ENNIO MORRICONE
(10 November 1928 - 6 July 2020)
The Italian composer Ennio Morricone, who has died aged 91, wrote over 500 film scores for features, shorts and television, plus classical, jazz and pop music. He is celebrated for his music to the films of Sergio Leone, a classmate at school. Composing multiple film scores every year (he wrote 29 in 1972), he made an (uncredited) debut in Franco Rossi’s Death of a Friend in 1960. He wrote fourteen more before Bertolucci used him on Before the Revolution in 1964. Then Leone employed him for A Fistful of Dollars, For a Few Dollars More, The Good, the Bad and the Ugly, A Fistful of Dynamite, Once Upon a Time in the West and Once Upon a Time in America. Morricone wrote for all genres rather than just Westerns or horror, so worked for many directors, including Marco Bellocchio, Gillo Pontecorvo, Dario Argento, Mario Bava, Pier Paolo Pasolini, Liliana Cavani, Don Siegel, Ếdouard Molinaro, Edward Dmytryk, Roland Joffḗ, Pedro Almodovar, Franco Zeffirelli, Barry Levinson, Terrence Malick, Brian De Palma and Quentin Tarantino.

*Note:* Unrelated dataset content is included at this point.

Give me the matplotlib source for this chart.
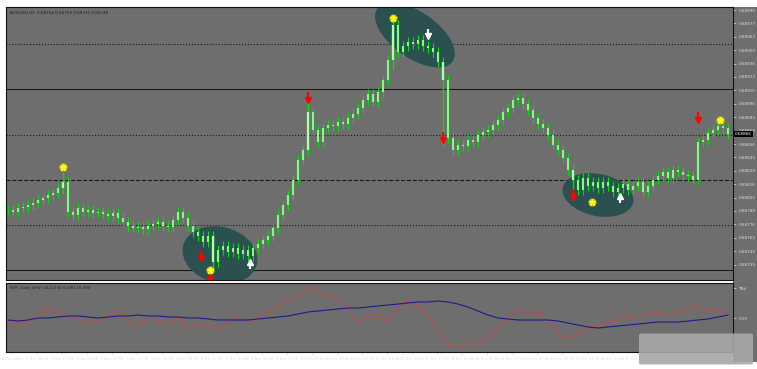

His most affecting music is for Giuseppe Tornatore’s Cinema Paradiso (1988), a tribute to movies with a brilliant score, for which his son Andrea wrote the 'Love Theme'. Morricone was nominated and won awards everywhere including an Oscar for Tarantino’s The Hateful Eight in 2016, although he already had an honorary lifetime achievement Academy Award in 2007. Morricone was married to Maria Travia from 1956. They have three sons, Marco, Andrea and Giovanni, and a daughter, Alessandra.